» **Extracted material**
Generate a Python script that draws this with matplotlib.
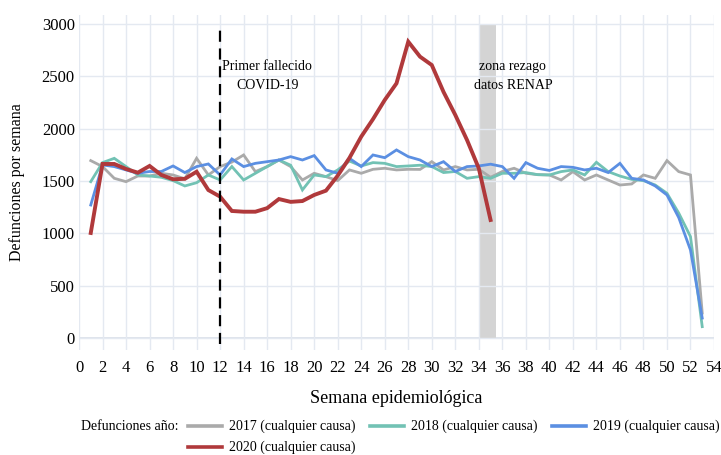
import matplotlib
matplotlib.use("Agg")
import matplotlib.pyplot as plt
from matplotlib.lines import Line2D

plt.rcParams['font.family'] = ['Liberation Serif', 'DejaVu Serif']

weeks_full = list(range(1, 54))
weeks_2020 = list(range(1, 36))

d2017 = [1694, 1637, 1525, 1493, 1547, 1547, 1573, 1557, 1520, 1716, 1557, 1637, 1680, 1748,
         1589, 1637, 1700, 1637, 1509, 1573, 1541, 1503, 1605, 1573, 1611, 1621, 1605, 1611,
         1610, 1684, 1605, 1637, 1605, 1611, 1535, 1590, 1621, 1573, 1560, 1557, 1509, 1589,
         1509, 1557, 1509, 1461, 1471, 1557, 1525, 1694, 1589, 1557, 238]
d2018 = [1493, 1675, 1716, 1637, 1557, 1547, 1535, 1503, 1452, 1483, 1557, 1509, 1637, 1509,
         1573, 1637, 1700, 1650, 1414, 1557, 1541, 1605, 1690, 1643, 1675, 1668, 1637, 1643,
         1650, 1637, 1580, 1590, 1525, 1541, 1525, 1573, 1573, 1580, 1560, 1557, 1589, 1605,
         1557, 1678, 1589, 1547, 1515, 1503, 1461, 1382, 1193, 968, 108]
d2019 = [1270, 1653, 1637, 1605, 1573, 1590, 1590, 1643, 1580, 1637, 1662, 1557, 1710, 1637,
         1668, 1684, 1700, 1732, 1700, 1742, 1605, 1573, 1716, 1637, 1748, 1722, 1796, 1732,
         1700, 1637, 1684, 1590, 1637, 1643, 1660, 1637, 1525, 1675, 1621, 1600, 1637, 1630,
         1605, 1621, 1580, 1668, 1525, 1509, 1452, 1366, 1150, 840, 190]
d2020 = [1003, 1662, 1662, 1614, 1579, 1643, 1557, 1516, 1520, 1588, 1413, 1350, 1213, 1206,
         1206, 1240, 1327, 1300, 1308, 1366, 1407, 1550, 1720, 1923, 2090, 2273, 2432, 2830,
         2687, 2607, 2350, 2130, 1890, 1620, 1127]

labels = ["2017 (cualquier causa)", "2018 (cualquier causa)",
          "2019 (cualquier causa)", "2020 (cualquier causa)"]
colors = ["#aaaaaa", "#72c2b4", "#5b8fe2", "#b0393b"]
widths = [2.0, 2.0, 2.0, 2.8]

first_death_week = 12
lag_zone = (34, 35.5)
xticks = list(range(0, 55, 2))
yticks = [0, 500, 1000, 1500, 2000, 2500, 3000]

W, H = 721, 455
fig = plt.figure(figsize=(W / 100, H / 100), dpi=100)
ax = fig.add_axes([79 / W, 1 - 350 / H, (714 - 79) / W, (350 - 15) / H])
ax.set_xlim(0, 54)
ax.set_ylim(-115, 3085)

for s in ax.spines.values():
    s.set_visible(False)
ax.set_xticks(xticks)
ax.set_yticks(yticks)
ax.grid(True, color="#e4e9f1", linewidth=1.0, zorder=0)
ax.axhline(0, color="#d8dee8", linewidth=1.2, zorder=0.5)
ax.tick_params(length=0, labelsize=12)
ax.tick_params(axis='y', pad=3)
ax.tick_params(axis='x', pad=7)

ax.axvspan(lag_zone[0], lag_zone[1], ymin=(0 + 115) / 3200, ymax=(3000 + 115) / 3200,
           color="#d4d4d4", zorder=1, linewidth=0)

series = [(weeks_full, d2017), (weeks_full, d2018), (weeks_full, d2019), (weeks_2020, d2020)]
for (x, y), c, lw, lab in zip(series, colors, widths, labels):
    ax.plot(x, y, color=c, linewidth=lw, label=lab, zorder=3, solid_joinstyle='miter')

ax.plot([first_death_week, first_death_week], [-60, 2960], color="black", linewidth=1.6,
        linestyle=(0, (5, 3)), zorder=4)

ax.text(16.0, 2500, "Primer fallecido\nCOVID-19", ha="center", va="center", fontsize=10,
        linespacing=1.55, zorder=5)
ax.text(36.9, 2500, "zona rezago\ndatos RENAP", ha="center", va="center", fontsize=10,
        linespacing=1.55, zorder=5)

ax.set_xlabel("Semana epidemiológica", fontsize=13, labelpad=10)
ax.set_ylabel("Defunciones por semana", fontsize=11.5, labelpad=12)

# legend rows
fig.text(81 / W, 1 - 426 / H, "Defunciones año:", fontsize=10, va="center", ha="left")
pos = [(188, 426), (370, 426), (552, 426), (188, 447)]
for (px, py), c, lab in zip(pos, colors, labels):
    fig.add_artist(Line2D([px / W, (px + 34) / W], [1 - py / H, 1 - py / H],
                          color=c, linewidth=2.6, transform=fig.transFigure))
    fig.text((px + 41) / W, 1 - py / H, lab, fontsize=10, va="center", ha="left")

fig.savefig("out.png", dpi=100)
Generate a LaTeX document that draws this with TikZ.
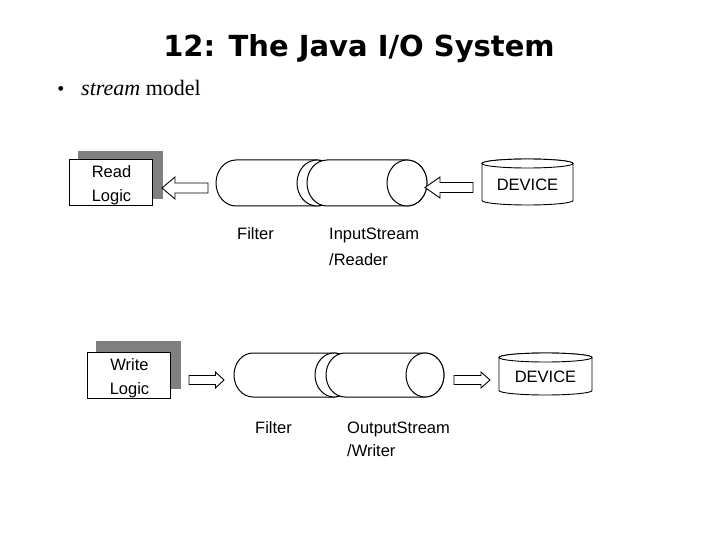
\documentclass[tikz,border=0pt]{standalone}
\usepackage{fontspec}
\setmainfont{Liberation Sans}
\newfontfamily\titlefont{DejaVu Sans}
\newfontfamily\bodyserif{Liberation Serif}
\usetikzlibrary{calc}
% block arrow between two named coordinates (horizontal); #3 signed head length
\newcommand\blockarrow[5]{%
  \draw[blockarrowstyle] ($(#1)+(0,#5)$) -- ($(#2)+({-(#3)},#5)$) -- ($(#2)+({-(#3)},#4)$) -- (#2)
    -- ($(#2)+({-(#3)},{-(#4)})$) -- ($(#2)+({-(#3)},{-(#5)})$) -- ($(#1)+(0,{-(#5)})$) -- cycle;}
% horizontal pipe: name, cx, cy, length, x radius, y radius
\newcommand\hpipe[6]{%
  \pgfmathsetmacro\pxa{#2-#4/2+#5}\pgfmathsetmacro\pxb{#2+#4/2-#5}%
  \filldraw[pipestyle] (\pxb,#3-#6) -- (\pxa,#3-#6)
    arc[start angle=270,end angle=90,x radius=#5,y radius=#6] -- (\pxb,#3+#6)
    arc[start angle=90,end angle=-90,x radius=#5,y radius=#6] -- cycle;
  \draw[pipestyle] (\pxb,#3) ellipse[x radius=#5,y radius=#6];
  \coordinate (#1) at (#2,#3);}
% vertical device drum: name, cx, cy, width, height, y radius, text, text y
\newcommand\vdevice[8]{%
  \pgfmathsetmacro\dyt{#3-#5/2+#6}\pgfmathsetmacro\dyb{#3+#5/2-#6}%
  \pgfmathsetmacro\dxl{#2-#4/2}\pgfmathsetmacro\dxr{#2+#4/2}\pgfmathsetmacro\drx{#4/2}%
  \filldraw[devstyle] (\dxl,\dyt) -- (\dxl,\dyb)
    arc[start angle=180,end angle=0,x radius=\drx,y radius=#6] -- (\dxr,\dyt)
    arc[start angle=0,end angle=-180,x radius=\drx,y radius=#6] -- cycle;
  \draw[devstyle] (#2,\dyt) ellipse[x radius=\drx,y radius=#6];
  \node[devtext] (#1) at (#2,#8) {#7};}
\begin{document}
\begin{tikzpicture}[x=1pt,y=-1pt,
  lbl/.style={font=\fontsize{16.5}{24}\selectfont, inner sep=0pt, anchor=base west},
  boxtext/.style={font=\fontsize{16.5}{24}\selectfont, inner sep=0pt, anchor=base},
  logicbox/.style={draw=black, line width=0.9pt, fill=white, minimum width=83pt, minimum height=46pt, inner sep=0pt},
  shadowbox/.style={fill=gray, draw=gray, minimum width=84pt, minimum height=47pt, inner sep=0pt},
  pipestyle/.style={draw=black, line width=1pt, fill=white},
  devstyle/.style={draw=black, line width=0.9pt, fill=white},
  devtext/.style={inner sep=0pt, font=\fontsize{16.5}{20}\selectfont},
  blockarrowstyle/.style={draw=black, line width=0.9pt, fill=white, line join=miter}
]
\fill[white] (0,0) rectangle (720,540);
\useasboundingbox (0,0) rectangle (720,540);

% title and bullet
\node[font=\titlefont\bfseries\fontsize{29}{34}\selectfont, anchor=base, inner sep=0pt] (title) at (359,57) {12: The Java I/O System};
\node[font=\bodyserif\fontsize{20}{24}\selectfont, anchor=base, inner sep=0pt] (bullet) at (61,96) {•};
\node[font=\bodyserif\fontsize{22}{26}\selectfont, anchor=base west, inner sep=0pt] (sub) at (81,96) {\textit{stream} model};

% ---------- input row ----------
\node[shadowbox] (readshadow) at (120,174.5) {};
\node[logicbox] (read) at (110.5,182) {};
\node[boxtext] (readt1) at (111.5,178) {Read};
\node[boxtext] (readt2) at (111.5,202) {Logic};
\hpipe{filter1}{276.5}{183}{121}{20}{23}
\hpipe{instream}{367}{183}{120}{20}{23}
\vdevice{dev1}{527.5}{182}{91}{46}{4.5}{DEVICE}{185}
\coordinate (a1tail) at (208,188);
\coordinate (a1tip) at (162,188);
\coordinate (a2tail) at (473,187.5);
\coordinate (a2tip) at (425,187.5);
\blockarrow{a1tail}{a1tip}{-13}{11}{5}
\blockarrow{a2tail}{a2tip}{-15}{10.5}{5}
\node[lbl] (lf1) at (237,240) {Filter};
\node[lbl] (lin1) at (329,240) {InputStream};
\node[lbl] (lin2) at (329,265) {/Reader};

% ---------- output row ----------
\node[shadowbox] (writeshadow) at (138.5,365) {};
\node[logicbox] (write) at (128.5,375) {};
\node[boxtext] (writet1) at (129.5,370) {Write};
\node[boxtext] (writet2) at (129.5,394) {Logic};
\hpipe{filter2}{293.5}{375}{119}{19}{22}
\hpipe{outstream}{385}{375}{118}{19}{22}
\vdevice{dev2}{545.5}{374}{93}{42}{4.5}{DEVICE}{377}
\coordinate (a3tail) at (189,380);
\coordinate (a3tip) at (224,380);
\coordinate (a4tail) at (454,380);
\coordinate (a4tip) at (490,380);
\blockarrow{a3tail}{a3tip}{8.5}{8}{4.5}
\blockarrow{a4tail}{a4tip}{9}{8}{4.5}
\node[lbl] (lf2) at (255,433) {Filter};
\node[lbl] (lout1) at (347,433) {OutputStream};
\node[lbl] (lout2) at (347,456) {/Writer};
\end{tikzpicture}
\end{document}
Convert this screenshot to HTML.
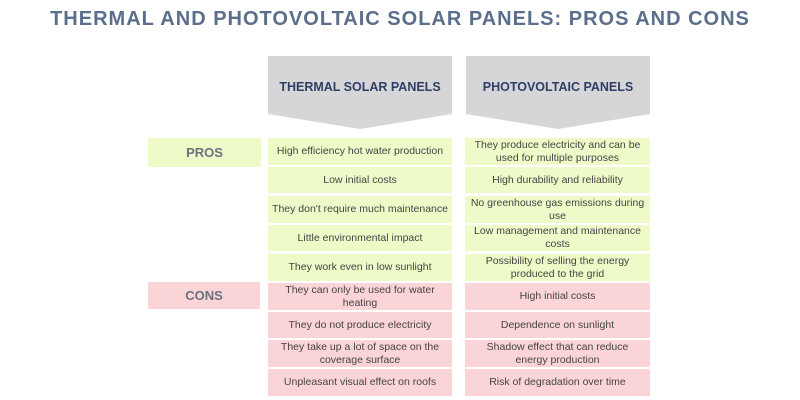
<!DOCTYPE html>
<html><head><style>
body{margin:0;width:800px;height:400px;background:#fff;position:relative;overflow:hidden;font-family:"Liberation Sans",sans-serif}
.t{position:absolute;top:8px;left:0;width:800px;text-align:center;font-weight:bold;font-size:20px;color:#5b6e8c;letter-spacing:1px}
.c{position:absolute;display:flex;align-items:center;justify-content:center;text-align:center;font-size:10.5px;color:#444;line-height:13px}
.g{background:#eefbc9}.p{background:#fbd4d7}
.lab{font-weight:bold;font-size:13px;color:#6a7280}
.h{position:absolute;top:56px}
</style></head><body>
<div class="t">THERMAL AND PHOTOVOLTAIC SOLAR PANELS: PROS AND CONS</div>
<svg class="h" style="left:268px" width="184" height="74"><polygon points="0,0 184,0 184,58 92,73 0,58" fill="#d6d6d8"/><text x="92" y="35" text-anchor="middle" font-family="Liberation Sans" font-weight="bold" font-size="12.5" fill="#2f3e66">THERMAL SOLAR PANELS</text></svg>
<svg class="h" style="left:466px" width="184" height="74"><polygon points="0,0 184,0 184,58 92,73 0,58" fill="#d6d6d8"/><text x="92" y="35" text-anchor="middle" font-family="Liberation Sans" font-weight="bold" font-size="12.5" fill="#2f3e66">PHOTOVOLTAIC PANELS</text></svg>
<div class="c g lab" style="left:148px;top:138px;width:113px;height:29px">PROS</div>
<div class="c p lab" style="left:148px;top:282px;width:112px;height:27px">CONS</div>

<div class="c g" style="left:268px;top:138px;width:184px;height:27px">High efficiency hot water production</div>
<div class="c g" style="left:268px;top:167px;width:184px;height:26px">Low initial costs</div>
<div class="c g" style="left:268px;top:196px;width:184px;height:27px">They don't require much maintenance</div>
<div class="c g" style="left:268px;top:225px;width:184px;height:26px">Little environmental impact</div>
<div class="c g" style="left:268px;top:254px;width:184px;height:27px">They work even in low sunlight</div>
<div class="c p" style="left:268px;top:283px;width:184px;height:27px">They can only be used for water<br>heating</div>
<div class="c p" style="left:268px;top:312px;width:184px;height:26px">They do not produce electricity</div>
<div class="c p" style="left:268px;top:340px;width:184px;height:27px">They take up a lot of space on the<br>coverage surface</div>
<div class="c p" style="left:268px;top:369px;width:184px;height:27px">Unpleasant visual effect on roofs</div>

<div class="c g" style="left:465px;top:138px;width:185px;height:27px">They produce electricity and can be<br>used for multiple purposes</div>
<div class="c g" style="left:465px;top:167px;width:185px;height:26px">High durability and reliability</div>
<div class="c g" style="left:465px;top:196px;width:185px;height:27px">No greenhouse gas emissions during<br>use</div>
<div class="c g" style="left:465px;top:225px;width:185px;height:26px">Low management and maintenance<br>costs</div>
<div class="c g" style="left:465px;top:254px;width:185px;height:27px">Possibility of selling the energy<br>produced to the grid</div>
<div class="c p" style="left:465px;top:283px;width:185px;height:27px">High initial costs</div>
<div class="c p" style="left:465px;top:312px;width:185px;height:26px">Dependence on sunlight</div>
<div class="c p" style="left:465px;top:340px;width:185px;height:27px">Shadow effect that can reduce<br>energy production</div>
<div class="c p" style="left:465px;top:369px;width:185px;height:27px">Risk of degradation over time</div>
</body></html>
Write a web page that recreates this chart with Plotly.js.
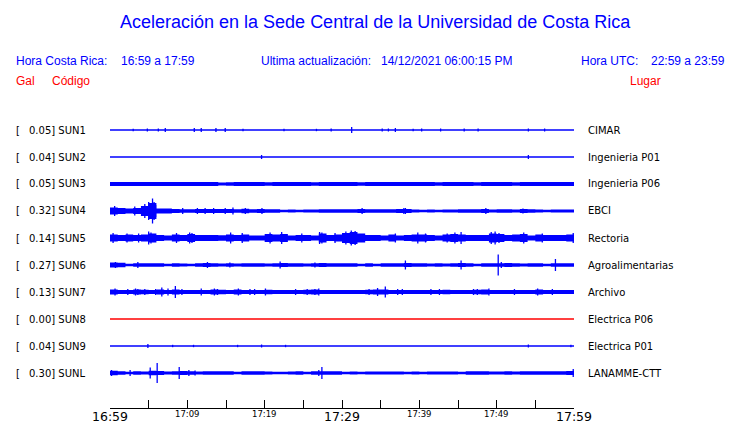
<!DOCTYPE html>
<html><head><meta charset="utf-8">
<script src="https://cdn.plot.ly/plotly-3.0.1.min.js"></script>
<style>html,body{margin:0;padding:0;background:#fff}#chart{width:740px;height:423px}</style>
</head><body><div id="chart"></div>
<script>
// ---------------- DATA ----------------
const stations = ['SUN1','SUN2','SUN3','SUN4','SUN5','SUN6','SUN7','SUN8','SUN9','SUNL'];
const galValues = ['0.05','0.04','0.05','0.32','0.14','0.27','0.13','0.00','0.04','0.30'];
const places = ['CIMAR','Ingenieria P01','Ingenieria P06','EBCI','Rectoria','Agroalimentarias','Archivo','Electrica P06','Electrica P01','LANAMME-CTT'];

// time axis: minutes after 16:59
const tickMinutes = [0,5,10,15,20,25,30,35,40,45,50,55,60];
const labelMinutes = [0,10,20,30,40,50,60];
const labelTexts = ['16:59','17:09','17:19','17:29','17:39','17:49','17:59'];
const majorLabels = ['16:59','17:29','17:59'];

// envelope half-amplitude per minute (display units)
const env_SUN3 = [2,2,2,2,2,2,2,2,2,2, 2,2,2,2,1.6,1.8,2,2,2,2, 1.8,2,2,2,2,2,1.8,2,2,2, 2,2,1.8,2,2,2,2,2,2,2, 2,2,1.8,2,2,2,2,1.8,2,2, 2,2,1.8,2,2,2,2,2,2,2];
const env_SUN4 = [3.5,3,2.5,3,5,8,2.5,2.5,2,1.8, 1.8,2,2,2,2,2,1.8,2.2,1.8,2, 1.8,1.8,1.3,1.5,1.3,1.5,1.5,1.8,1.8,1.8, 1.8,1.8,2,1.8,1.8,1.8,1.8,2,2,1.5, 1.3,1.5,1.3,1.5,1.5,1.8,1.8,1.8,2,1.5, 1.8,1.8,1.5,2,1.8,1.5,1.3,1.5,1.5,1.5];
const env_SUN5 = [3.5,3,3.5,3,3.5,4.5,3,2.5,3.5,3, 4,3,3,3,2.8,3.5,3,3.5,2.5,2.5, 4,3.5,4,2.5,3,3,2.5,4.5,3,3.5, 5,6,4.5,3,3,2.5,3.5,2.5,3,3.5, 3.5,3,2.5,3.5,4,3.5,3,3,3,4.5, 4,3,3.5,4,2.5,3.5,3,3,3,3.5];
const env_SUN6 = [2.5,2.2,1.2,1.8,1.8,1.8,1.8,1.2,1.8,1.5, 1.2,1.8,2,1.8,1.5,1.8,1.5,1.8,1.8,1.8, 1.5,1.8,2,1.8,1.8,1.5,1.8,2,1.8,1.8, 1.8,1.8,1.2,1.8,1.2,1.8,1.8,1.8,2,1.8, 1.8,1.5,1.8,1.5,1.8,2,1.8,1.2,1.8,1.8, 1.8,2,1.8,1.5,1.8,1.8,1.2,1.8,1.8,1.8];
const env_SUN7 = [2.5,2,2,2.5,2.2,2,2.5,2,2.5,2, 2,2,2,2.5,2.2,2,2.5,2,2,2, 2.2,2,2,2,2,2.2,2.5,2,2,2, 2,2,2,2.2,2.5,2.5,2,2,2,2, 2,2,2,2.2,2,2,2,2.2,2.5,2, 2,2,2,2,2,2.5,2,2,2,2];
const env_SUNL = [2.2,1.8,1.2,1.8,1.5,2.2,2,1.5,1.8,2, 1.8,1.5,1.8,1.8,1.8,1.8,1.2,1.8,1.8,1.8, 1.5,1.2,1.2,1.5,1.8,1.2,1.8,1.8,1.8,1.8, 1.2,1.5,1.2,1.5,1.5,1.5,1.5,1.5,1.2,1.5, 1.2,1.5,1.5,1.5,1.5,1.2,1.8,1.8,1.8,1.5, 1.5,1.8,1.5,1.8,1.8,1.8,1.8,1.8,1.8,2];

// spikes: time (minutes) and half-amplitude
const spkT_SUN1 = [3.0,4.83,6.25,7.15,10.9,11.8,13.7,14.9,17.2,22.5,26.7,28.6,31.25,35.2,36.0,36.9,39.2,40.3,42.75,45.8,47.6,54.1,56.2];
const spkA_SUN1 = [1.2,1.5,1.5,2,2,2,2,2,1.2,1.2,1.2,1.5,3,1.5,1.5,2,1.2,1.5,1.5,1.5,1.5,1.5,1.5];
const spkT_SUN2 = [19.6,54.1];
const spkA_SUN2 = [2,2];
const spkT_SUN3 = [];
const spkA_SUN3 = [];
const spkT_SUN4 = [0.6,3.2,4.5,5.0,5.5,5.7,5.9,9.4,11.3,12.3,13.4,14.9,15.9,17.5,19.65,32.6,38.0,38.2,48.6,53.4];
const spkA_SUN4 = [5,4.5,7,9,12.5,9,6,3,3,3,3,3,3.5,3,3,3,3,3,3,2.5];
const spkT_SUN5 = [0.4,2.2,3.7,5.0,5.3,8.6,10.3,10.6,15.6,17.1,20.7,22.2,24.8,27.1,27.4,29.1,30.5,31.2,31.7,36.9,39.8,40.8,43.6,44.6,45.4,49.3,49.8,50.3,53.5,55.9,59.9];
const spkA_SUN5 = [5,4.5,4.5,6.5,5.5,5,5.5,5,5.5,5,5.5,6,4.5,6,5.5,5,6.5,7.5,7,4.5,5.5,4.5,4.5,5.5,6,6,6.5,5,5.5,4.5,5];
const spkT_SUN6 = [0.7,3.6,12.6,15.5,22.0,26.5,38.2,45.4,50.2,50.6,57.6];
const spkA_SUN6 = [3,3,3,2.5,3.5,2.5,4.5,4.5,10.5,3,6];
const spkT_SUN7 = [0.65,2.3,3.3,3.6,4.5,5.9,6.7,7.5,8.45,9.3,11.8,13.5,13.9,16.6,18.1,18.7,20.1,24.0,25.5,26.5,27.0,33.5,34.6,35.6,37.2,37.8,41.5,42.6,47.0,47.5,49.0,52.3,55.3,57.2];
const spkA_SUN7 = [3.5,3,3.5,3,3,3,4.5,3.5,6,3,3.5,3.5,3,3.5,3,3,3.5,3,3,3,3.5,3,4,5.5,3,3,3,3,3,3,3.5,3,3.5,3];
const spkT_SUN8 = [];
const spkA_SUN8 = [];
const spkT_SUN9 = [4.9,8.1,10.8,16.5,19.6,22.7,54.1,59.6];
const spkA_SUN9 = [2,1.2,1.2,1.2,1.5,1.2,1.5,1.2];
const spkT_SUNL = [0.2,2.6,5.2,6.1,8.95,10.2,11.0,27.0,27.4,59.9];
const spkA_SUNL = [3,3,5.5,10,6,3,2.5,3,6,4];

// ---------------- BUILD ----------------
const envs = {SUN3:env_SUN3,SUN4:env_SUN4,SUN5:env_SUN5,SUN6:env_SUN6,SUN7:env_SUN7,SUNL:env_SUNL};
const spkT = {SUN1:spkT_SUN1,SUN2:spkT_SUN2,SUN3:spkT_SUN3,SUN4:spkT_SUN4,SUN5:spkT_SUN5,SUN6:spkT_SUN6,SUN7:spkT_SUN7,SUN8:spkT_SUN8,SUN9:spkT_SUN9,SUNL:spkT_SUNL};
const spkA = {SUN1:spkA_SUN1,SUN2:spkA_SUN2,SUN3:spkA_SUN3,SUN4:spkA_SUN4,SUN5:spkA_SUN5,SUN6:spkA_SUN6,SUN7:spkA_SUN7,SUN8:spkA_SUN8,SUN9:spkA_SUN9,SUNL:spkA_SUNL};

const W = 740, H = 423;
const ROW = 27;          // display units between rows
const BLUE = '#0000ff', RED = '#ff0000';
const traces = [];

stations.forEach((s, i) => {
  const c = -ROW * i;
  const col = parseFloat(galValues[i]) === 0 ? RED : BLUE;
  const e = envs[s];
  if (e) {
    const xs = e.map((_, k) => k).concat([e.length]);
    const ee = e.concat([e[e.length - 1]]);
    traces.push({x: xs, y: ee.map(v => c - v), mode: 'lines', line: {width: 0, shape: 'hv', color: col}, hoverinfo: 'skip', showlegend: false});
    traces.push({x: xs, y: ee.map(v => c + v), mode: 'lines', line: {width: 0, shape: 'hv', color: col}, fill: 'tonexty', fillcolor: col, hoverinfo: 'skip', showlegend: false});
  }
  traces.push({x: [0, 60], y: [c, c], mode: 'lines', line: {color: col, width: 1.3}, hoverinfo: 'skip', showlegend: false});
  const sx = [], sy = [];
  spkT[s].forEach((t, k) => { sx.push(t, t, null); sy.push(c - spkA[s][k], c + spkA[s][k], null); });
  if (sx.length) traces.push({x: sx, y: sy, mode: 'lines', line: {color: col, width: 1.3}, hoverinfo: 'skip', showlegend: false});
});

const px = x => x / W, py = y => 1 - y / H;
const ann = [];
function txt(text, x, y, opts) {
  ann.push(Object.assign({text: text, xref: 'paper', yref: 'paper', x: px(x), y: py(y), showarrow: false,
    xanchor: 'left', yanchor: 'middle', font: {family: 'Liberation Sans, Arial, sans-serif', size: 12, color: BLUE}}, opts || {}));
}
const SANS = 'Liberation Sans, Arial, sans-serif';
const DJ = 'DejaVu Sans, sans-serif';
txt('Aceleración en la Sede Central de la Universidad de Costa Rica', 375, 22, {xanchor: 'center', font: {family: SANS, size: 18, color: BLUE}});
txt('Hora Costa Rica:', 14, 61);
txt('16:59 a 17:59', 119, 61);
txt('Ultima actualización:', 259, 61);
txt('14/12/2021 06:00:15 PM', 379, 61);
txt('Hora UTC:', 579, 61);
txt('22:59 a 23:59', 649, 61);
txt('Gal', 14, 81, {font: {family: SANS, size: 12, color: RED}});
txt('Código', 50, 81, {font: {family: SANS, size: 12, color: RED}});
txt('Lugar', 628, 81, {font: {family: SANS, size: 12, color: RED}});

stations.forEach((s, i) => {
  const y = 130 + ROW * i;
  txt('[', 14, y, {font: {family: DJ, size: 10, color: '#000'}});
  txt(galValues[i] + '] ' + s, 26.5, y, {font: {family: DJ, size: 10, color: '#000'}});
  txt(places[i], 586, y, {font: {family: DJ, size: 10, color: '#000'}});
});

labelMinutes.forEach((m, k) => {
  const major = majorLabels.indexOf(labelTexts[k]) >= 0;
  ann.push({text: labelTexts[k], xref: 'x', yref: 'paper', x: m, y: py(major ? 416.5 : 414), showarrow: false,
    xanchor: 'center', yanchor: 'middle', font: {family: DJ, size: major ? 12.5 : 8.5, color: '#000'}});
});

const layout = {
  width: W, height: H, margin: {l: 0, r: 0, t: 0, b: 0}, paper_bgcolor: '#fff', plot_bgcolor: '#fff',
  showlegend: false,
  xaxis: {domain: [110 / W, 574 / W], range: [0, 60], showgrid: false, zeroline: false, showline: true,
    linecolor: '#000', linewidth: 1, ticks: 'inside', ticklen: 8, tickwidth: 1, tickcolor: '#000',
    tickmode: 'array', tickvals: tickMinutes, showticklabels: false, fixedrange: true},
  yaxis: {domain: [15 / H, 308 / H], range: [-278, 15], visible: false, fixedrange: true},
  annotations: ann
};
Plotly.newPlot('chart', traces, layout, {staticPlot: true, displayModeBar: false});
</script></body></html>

» **Your goal**
Write out the lines from the start of the material to the line with "weeks_2020 = list(range(1, 36))", inclusive and exactly. Skip the pictures.

» **Solution to the exercise**
Generate a Python script that draws this with matplotlib.
import matplotlib
matplotlib.use("Agg")
import matplotlib.pyplot as plt
from matplotlib.lines import Line2D

plt.rcParams['font.family'] = ['Liberation Serif', 'DejaVu Serif']

weeks_full = list(range(1, 54))
weeks_2020 = list(range(1, 36))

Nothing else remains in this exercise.